Sarah Mae Flemming, the forerunner of Rosa Parks, for many years remained an unsung hero in the annals of civil rights. It was a little-publicized civil-rights case involving public transportation in Columbia that helped Rosa Parks and her lawyers prevail in a lawsuit challenging segregation on buses in Montgomery, Alabama…this case became the Flemming legacy.
Flemming was born on June 28th, 1933, in the midst of the Great Depression, the eldest of Mack and Rosetta Flemming’s seven children. The granddaughter of slaves, Flemming grew up on her family’s own land – 130 acres, five miles north of what is now downtown Eastover. She would eventually die of a heart attack on that same land, just shy of her 60th birthday.
Flemming slipped into history the morning of June 22, 1954 when she, a black maid, took a front seat on the then segregated city bus operated by South Carolina Electric and Gas (SCE&G). The line dividing the races on South Carolina buses served as one of the most visible daily reminders of segregation.
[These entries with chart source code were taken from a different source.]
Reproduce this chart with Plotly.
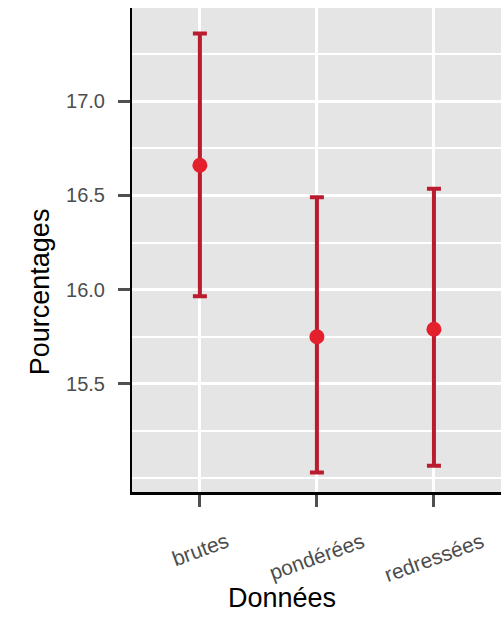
import plotly.graph_objects as go

categories = ["brutes", "pondérées", "redressées"]
means = [16.66, 15.75, 15.79]
upper = [17.36, 16.49, 16.535]
lower = [15.965, 15.03, 15.065]

err_plus = [u - m for u, m in zip(upper, means)]
err_minus = [m - l for m, l in zip(means, lower)]

fig = go.Figure()
fig.add_trace(go.Scatter(
    x=categories, y=means, mode="markers",
    marker=dict(color="#E3202C", size=15),
    error_y=dict(type="data", symmetric=False, array=err_plus, arrayminus=err_minus,
                 color="#B91C2E", thickness=4, width=7),
    showlegend=False,
))

font = "Liberation Sans, Arial, sans-serif"
fig.update_layout(
    width=501, height=617,
    margin=dict(l=132, r=0, t=8, b=125),
    paper_bgcolor="white", plot_bgcolor="#E5E5E5",
    font=dict(family=font),
    xaxis=dict(range=[-0.58, 2.573], showgrid=True, gridcolor="white", gridwidth=3,
               showline=True, linecolor="black", linewidth=3,
               ticks="outside", ticklen=12, tickwidth=2.5, tickcolor="#505050",
               showticklabels=False, zeroline=False),
    yaxis=dict(range=[14.926, 17.495], tickvals=[15.5, 16.0, 16.5, 17.0],
               ticktext=["15.5", "16.0", "16.5", "17.0"],
               showgrid=True, gridcolor="white", gridwidth=3,
               minor=dict(tickvals=[15.0, 15.25, 15.75, 16.25, 16.75, 17.25],
                          showgrid=True, gridcolor="white", gridwidth=1.5, ticks=""),
               showline=True, linecolor="black", linewidth=2,
               ticks="outside", ticklen=12, tickwidth=2.5, tickcolor="#505050",
               ticklabelstandoff=9,
               tickfont=dict(size=20, color="#4D4D4D"), zeroline=False),
)

for c in categories:
    fig.add_annotation(x=c, y=0, xref="x", yref="paper", text=c, showarrow=False,
                       textangle=-20, yanchor="top", xanchor="center", yshift=-34,
                       font=dict(size=21, color="#4D4D4D"))

fig.add_annotation(x=0.4065, y=0, xref="paper", yref="paper", text="Données",
                   showarrow=False, yanchor="middle", yshift=-106,
                   font=dict(size=27, color="black"))
fig.add_annotation(x=-0.249, y=0.413, xref="paper", yref="paper", text="Pourcentages",
                   showarrow=False, textangle=-90, xanchor="center", yanchor="middle",
                   font=dict(size=27, color="black"))

fig.write_html("out.html", config={"displayModeBar": False},
               post_script="document.body.style.margin='0';")
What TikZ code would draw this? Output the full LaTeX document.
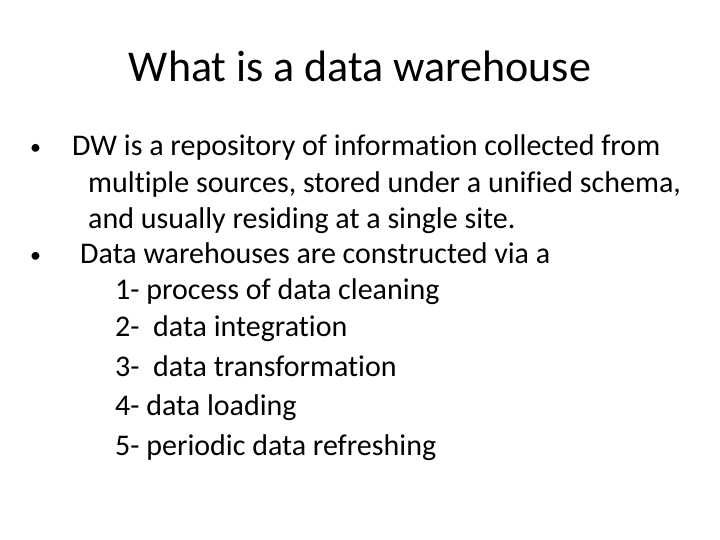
\documentclass[tikz,border=0pt]{standalone}
\usepackage{fontspec}
\setmainfont{Carlito}[Ligatures={NoCommon}]
\begin{document}
\begin{tikzpicture}[x=1pt,y=1pt,
  txt/.style={anchor=base west,inner sep=0pt,font=\fontsize{30}{34}\selectfont}]
\useasboundingbox (0,0) rectangle (720,540);
\fill[white] (0,0) rectangle (720,540);
\node[anchor=base,inner sep=0pt,font=\fontsize{44}{48}\selectfont] (title) at (360,540-82) {What is a data warehouse};
\node[txt,font=\fontsize{22}{26}\selectfont] (b1) at (30,540-155) {•};
\node[txt] (l1) at (72,540-156) {DW is a repository of information collected from};
\node[txt] (l2) at (88,540-193) {multiple sources, stored under a unified schema,};
\node[txt] (l3) at (88,540-229) {and usually residing at a single site.};
\node[txt,font=\fontsize{22}{26}\selectfont] (b2) at (30,540-263) {•};
\node[txt] (l4) at (80,540-264) {Data warehouses are constructed via a};
\node[txt] (l5) at (115,540-300) {1- process of data cleaning};
\node[txt] (l6) at (115,540-337) {2-\ \ data integration};
\node[txt] (l7) at (115,540-377) {3-\ \ data transformation};
\node[txt] (l8) at (115,540-416) {4- data loading};
\node[txt] (l9) at (115,540-456) {5- periodic data refreshing};
\end{tikzpicture}
\end{document}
Enforced by bus drivers vested with the powers of a deputy sheriff, the line was inscribed into a body of state laws that had for three generations separated blacks and whites. On Columbia buses, the color line shifted, depending on whether more black or white people were riding. One thing remained firm- whites never sat behind blacks. On that historic morning Flemming took a seat in what she deemed an appropriate area.
After taking her seat, a white Columbia bus driver humiliated the 20 year old black woman from Eastover, blocking her with his arm and accusing her of sitting in the “whites-only” part of the bus. This incident, occurring 17 months before Rosa Parks took her stand against segregation on city buses in Montgomery, Alabama- Flemming challenged segregation on SCE&G buses in Columbia.
Encouraged by several well-known civil rights activists and attorneys, she filed suit against SCE&G. Rebuffed in federal court in Columbia, Flemming’s case traveled to the 4th US Circuit Court of Appeals in Richmond, which struck down segregation on city buses. The ruling was widely ignored, but is cited in the decision on the far-better publicized Rosa Parks case – which led to the end of segregated buses.
In 1955, Flemming’s win in court was big news in black newspapers across the country. The bigger news is that this young woman, in the face of southern Jim Crow politics took a step that forever changed the face of civil rights in the South.